### [The request]
Copy exactly the lines from the one containing "Clone this chart in matplotlib." through the one containing "ax = fig.add_axes([160", both included, and leave out any pictures.

**** Dataset excerpts

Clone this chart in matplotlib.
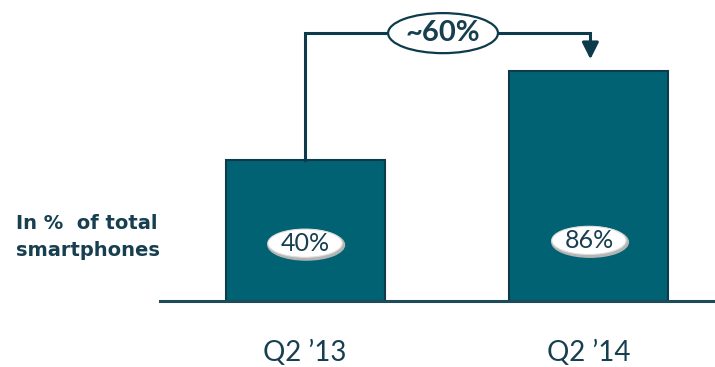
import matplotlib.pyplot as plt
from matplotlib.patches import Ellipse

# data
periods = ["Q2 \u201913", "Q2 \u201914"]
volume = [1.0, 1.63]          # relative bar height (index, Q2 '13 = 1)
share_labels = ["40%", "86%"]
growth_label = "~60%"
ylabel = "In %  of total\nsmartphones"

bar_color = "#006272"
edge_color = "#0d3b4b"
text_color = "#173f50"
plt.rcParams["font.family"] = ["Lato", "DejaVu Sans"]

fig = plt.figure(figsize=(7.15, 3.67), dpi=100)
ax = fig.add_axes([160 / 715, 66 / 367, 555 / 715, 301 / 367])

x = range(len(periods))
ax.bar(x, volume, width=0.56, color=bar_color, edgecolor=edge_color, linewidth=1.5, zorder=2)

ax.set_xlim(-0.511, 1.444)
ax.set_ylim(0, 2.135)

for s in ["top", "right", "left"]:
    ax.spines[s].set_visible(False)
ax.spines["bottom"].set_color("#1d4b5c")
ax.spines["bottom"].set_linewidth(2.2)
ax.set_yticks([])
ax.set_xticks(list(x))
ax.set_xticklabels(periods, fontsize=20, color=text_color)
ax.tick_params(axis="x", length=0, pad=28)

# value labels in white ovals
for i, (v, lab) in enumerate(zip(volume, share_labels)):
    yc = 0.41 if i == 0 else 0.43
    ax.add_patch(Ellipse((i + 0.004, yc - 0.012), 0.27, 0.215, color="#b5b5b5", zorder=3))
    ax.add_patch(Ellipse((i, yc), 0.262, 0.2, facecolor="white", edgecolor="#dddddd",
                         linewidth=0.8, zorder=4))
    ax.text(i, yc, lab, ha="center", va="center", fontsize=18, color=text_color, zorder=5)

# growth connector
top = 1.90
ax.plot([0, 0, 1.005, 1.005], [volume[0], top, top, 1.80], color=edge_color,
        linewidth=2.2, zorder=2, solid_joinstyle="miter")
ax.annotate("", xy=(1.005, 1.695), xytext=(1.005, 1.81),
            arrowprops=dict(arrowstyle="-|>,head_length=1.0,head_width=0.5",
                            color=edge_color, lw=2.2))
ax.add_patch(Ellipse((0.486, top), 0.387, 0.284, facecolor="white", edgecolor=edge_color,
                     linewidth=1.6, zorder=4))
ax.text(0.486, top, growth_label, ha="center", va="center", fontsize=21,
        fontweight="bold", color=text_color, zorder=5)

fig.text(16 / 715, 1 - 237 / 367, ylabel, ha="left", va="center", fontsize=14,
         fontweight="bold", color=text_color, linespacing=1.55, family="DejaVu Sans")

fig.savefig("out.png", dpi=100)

********
**** Dataset excerpts

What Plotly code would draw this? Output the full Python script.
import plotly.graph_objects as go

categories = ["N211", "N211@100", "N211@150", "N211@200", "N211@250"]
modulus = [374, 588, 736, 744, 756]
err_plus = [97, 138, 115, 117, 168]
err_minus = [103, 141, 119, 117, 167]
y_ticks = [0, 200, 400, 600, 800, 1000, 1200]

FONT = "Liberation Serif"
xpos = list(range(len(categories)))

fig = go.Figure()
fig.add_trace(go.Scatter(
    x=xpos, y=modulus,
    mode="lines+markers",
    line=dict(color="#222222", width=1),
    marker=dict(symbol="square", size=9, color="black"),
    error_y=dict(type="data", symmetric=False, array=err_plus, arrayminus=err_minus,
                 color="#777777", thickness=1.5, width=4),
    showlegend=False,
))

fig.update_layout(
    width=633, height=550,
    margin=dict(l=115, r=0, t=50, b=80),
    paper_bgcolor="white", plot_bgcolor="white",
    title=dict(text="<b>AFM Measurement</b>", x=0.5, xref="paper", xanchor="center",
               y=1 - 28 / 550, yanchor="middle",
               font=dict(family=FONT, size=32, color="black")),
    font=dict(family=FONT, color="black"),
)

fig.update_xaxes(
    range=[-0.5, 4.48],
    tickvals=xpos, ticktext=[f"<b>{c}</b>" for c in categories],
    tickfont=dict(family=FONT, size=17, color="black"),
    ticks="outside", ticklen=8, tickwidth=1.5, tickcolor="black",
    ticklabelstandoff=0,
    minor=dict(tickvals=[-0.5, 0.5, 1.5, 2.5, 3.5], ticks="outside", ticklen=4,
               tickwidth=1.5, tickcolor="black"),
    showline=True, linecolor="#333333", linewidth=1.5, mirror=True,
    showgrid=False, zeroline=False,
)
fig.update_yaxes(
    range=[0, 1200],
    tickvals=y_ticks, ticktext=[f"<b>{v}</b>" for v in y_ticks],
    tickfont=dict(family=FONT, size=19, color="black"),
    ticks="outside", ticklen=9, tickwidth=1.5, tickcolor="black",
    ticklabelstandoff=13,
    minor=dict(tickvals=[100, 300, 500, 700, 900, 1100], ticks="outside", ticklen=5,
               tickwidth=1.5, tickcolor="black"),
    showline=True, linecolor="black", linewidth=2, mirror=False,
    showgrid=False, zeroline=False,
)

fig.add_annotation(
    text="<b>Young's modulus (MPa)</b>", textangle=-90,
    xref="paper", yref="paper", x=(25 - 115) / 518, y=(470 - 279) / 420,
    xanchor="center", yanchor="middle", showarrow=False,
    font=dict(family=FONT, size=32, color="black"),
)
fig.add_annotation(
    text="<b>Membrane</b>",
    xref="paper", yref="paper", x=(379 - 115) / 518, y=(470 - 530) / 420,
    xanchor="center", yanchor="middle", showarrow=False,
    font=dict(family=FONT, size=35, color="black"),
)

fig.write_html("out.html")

********

### [Output of the exercise]
Clone this chart in matplotlib.
import matplotlib.pyplot as plt
from matplotlib.patches import Ellipse

# data
periods = ["Q2 \u201913", "Q2 \u201914"]
volume = [1.0, 1.63]          # relative bar height (index, Q2 '13 = 1)
share_labels = ["40%", "86%"]
growth_label = "~60%"
ylabel = "In %  of total\nsmartphones"

bar_color = "#006272"
edge_color = "#0d3b4b"
text_color = "#173f50"
plt.rcParams["font.family"] = ["Lato", "DejaVu Sans"]

fig = plt.figure(figsize=(7.15, 3.67), dpi=100)
ax = fig.add_axes([160 / 715, 66 / 367, 555 / 715, 301 / 367])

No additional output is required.